2.2.2 Pengaruh Solvabilitas Terhadap Audit Report Lag Solvabilitas menunjukkan kemampuan perusahaan untuk memenuhi segala kewajiban finansialnya pada saat perusahaan dilikuidasi. Carslaw dan Kaplan(1991) dalam Rachmawati (2008) mengungkapkan bahwa proporsi relatif dari hutang terhadap total aset mengindikasikan kondisi keuangan dari perusahaan. Proporsi yang besar dari hutang terhadap total aktiva akan meningkatkan kecenderungan kerugian dan dapat meningkatkan kehati-hatian auditor terhadap laporan keuangan yang akan diaudit. Hal ini disebabkan karena tingginya proporsi dari hutang akan meningkatkan pula risiko keuangannya. Oleh karena itu perusahaan yang memiliki kondisi keuangan yang tidak sehat cenderung dapat melakukan mismanagement dan fraud. Proporsi yang tinggi dari hutang terhadap total asset ini akan mempengaruhi likuiditas yang terkait dengan masalah kelangsungan hidup perusahaan, yang pada akhirnya memerlukan kecermatan yang lebih dalam pengauditan (Rachmawati 2008). Wirakusuma (2004) menemukan adanya pengaruh solvabilitas terhadap audit report lag. Semakin besar rasio hutang terhadap total aktiva maka akan semakin lama rentang audit report lag. Carslaw dan Kaplan (1991) menemukan rasio solvabilitas berpengaruh signifikan untuk sampelnya pada tahun 1988, namun tidak berpengaruh signifikan untuk sampelnya pada tahun 1987. Fadoli (2014) juga menemukan hasil dimana tingkat solvabilitas berpengaruh positif terhadap audit report lag. Berdasarkan uraian tersebut, maka dapat dirumuskan hipotesis penelitian sebagai berikut: H2: Solvabilitas berpengaruh positif terhadap audit report lag.

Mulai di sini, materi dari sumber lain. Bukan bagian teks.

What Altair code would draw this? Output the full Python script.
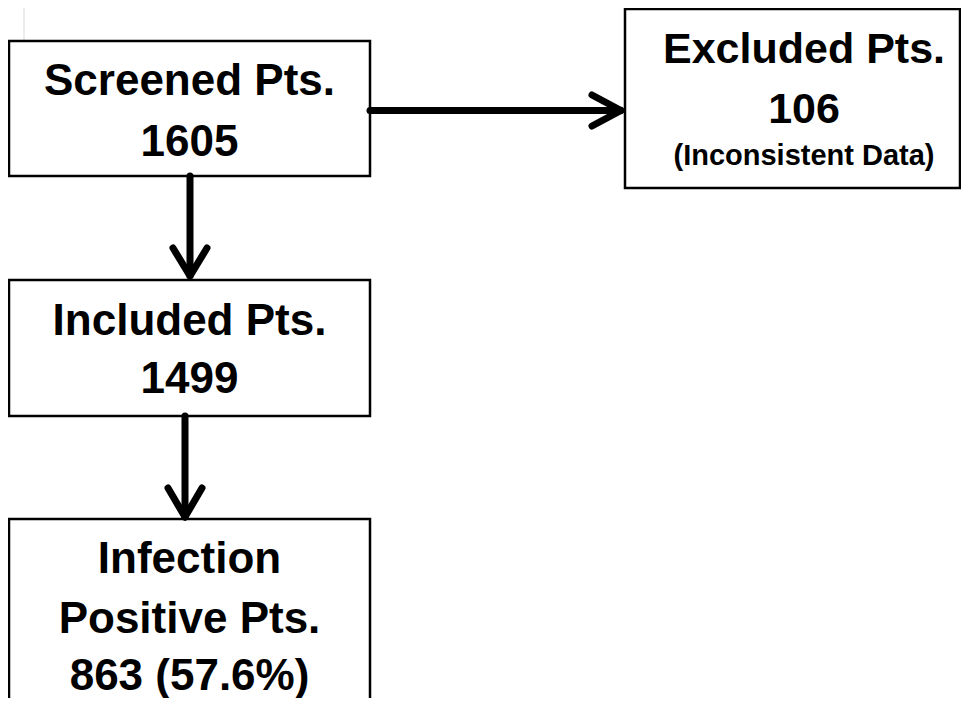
import altair as alt
import pandas as pd

# Flowchart content
box_names = ["Screened", "Excluded", "Included", "Infection"]
box_x1 = [9, 625, 9, 9]
box_x2 = [370, 960, 370, 370]
box_y1 = [41, 9, 280, 519]
box_y2 = [176, 188, 416, 730]

text_labels = ["Screened Pts.", "1605",
               "Excluded Pts.", "106", "(Inconsistent Data)",
               "Included Pts.", "1499",
               "Infection", "Positive Pts.", "863 (57.6%)"]
text_x = [189.5, 189.5, 804, 804, 804, 189.5, 189.5, 189.5, 189.5, 189.5]
text_y = [95, 156, 63, 123, 165, 335, 393, 573, 633, 690]
text_size = [44, 44, 43, 43, 29, 44, 44, 44, 44, 44]

# arrow segments: shafts and chevron heads
seg_x1 = [370, 592, 592, 190, 173, 207, 185, 168, 202]
seg_y1 = [110.5, 95, 126, 176, 248, 248, 416, 488, 488]
seg_x2 = [619, 621, 621, 190, 190, 190, 185, 185, 185]
seg_y2 = [110.5, 110.5, 110.5, 274, 276, 276, 515, 517, 517]

# faint guide lines in the corner
guide_x1 = [24, 8]
guide_y1 = [8, 160]
guide_x2 = [24, 24]
guide_y2 = [160, 160]

W, H = 953, 690
xs = alt.Scale(domain=[8, 8 + W], nice=False, zero=False)
ys = alt.Scale(domain=[8 + H, 8], nice=False, zero=False)

boxes = pd.DataFrame({"name": box_names, "x1": box_x1, "x2": box_x2,
                      "y1": box_y1, "y2": box_y2})
texts = pd.DataFrame({"label": text_labels, "x": text_x, "y": text_y,
                      "size": text_size})
segs = pd.DataFrame({"x1": seg_x1, "y1": seg_y1, "x2": seg_x2, "y2": seg_y2})
guides = pd.DataFrame({"x1": guide_x1, "y1": guide_y1,
                       "x2": guide_x2, "y2": guide_y2})

guide_layer = alt.Chart(guides).mark_rule(color="#d9d9d9", strokeWidth=1).encode(
    x=alt.X("x1:Q", scale=xs, axis=None),
    x2="x2:Q",
    y=alt.Y("y1:Q", scale=ys, axis=None),
    y2="y2:Q",
)

box_layer = alt.Chart(boxes).mark_rect(
    fill="white", stroke="black", strokeWidth=2.5
).encode(
    x=alt.X("x1:Q", scale=xs, axis=None),
    x2="x2:Q",
    y=alt.Y("y1:Q", scale=ys, axis=None),
    y2="y2:Q",
)

seg_layer = alt.Chart(segs).mark_rule(
    color="black", strokeWidth=7, strokeCap="round"
).encode(
    x=alt.X("x1:Q", scale=xs, axis=None),
    x2="x2:Q",
    y=alt.Y("y1:Q", scale=ys, axis=None),
    y2="y2:Q",
)

text_layer = alt.Chart(texts).mark_text(
    font="Liberation Sans", fontWeight="bold", align="center",
    baseline="alphabetic", color="black"
).encode(
    x=alt.X("x:Q", scale=xs, axis=None),
    y=alt.Y("y:Q", scale=ys, axis=None),
    text="label:N",
    size=alt.Size("size:Q", scale=None, legend=None),
)

chart = alt.layer(guide_layer, box_layer, seg_layer, text_layer).properties(
    width=W, height=H, padding=0, autosize=alt.AutoSizeParams(type="none"),
    background="white"
).configure_view(stroke=None)

chart.save("out.html", embed_options={"renderer": "svg", "actions": False})
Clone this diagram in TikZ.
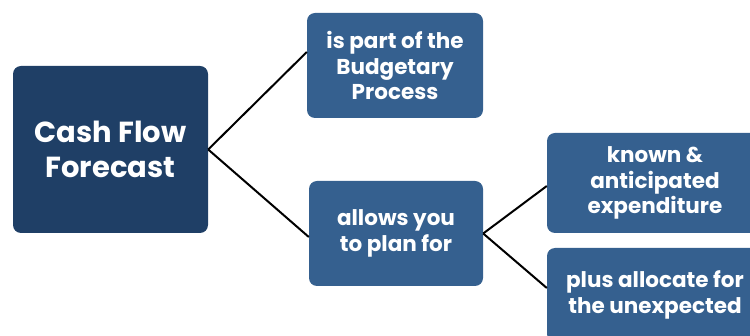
\documentclass[tikz,border=0pt]{standalone}
\usepackage{fontspec}
\setmainfont{Poppins}
\definecolor{dark}{HTML}{1F3F66}
\definecolor{mid}{HTML}{35608F}
\tikzset{
  box/.style={fill=mid, rounded corners=8pt, text=white, align=center, inner sep=0pt,
    font=\bfseries\fontsize{21.5}{25.5}\selectfont},
  mainbox/.style={box, fill=dark, font=\bfseries\fontsize{29}{35}\selectfont},
  link/.style={draw=black, line width=2pt}
}
\begin{document}
\begin{tikzpicture}[x=1pt,y=-1pt]
\useasboundingbox (0,0) rectangle (750,336);
\clip (0,0) rectangle (750,336);
\node[mainbox, minimum width=195pt, minimum height=167pt] (main) at (110.5,149.5) {Cash Flow\\Forecast};
\node[box, minimum width=176pt, minimum height=105pt] (b1) at (395,65.5) {is part of the\\Budgetary\\Process};
\node[box, minimum width=174pt, minimum height=105pt] (b2) at (396,233.5) {allows you\\to plan for};
\node[box, minimum width=216pt, minimum height=100pt] (b3) at (655,183) {known \&\\anticipated\\expenditure};
\node[box, minimum width=216pt, minimum height=94pt] (b4) at (655,295) {plus allocate for\\the unexpected};
\draw[link] (main.east) -- ([yshift=13.5pt]b1.west);
\draw[link] (main.east) -- ([yshift=-3.5pt]b2.west);
\draw[link] (b2.east) -- ([yshift=-3pt]b3.west);
\draw[link] (b2.east) -- ([yshift=7pt]b4.west);
\end{tikzpicture}
\end{document}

2.2.3 Pengaruh Ukuran Perusahaan Terhadap Audit Report Lag Ukuran perusahaan merupakan gambaran besar kecilnya perusahaan yang ditentukan berdasarkan ukuran nominal misalnya jumlah kekayaan dan total penjualan perusahaan dalam satu periode penjualan (Rahayu 2011). Ukuran perusahaan dapat dilihat dari total asset yang dimiliki perusahaan. Hal yang mendasari hubungan antaraukuran perusahaan dengan audit report lag adalah perusahaan besar akan menyelesaikan proses auditnya lebih cepat dibandingkan perusahaan kecil, hal ini disebabkan oleh beberapa faktor yaitu manajemen perusahaan yang berskala besar cenderung diberikan insentif untuk mengurangi audit report lag karena perusahaan tersebut dimonitor secara ketat oleh investor, pengawas permodalan, dan pemerintah. Penelitian yang dilakukan oleh Hanifah (2001), Lianto dan Kusuma (2010) menunjukkan bahwa ukuran perusahaan berpengaruh positif terhadap audit report lag sedangkan Petronila (2007) menunjukkan bahwa ukuran perusahaan berpengaruh negatif terhadap audit report lag. Hasil Penelitian Parwati dan Suhardjo (2009), Tiono dan Jogi (2012) yang menyatakan bahwa ukuran perusahaan tidak berpengaruh terhadap audit report lag. Berdasarkan uraian tersebut, maka dapat dirumuskan hipotesis penelitian sebagai berikut: H3 : Ukuran perusahaan berpengaruh negatif terhadap audit report lag.